Holodomor (Ukrainian Famine of 1933 Memorial)

Ludmilla Temertey // 1983

Painted aluminum and granite
City Hall

The first public monument to the Holodomor was erected and dedicated in 1983 outside City Hall in Edmonton, Alberta, Canada, to mark the 50th anniversary of the famine-genocide.

The sculpture of a large broken circle of cold grey metal emblazoned with skeletal hands memorializes the anonymous victims of the Soviet engineered genocide. The twisted and fractured circle represents the life cycle being torn apart by an unnatural force: emaciated hands resist, grasp and then beg for an end to their inhuman condition,” states the inscription. 

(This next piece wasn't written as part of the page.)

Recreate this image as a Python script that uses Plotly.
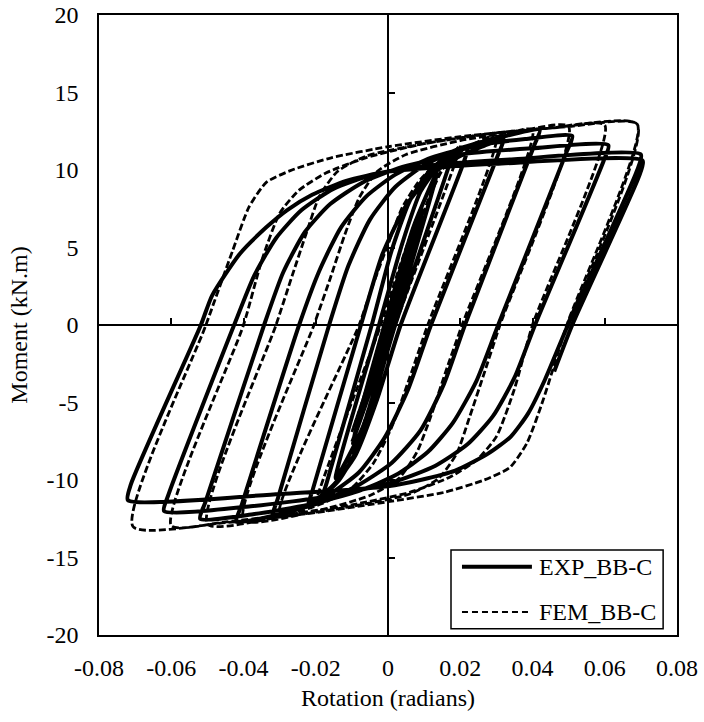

Termerty’s sculpture symbolizes the scar on humanity left by authoritarian political regimes, and more specifically on the Ukrainian people by Josef Stalin. It was commissioned by the Canadian Ukrainian Committee to commemorate the lives lost and acknowledge a little known and poorly understood event in world history. 

The genocidal famine was enacted to punish farmers for resisting the collectivization of agricultural production. The death of the greatest number of civilians during peacetime occurred when food, livestock and seed grain was removed from the country and the borders were sealed. Following the forced famine of millions of people, the russification of Ukraine saw the extermination of religious, academic, and cultural leaders. Until the fall of the Soviet Union in the 1990s, any record of the genocide was suppressed and those who spoke of it were silenced by the Soviet government.

The public unveiling in 1983 by then Mayor Laurence Decore boldly proclaimed the existence of the event and spoke of the connection to the Ukrainian community in Edmonton. Beginning in the 1890s, successive waves of Ukrainian settlers came to the Edmonton area to build homesteads, representing a large portion of the population.

The sculpture invites examination of the histories constructed by Soviet Russia and allows members of the larger community to show solidarity against injustices committed against humankind. On the base of the artwork is inscribed, Let us all stand on guard against tyranny, violence and inhumanity”.

Nonetheless, the sculpture later became a target for contention between cultures. Twice the monument was defaced by graffiti that cried lies” and nazi lies”.